The Thread Structure
The thread structure shown in Figure 4.1 contains the following categories of information:
-
Scheduling: the thread priority, user-mode scheduling priority, recent CPU utilization, and amount of time spent sleeping
-
Thread state: the run state of a thread (runnable, sleeping); additional status flags; if the thread is sleeping, the wait channel, the identity of the event for which the thread is waiting (see Section 4.3), and a pointer to a string describing the event
-
Machine state: the machine-dependent thread information
-
TCB: the user- and kernel-mode execution states
-
Kernel stack: the per-thread execution stack for the kernel
Historically, the kernel stack was mapped to a fixed location in the virtual address space. The reason for using a fixed mapping is that when a parent forks, its runtime stack is copied for its child. If the kernel stack is mapped to a fixed address, the child's kernel stack is mapped to the same addresses as its parent kernel stack. Thus, all its internal references, such as frame pointers and stack-variable references, work as expected.

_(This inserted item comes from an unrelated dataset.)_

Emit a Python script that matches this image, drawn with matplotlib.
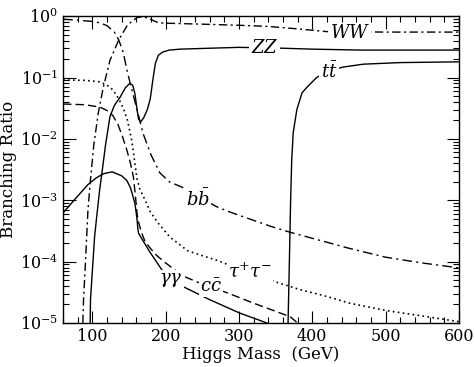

On modern architectures with virtual address caches, mapping the user structure to a fixed address is slow and inconvenient. FreeBSD 5.2 removes this constraint by eliminating all but the top call frame from the child's stack after copying it from its parent so that it returns directly to user mode, thus avoiding stack copying and relocation problems.
Every thread that might potentially run must have its stack resident in memory because one task of its stack is to handle page faults. If it were not resident, it would page fault when the thread tried to run, and there would be no kernel stack available to service the page fault. Since a system may have many thousands of threads, the kernel stacks must be kept small to avoid wasting too much physical memory. In FreeBSD 5.2 on the PC, the kernel stack is limited to two pages of memory. Implementors must be careful when writing code that executes in the kernel to avoid using large local variables and deeply nested subroutine calls, to avoid overflowing the run-time stack. As a safety precaution, some architectures leave an invalid page between the area for the run-time stack and the data structures that follow it. Thus, overflowing the kernel stack will cause a kernel-access fault instead of disastrously overwriting other data structures. It would be possible to simply kill the process that caused the fault and continue running. However, the FreeBSD kernel panics on a kernel-access fault because such a fault shows a fundamental design error in the kernel. By panicking and creating a crash dump, the error can usually be pinpointed and corrected.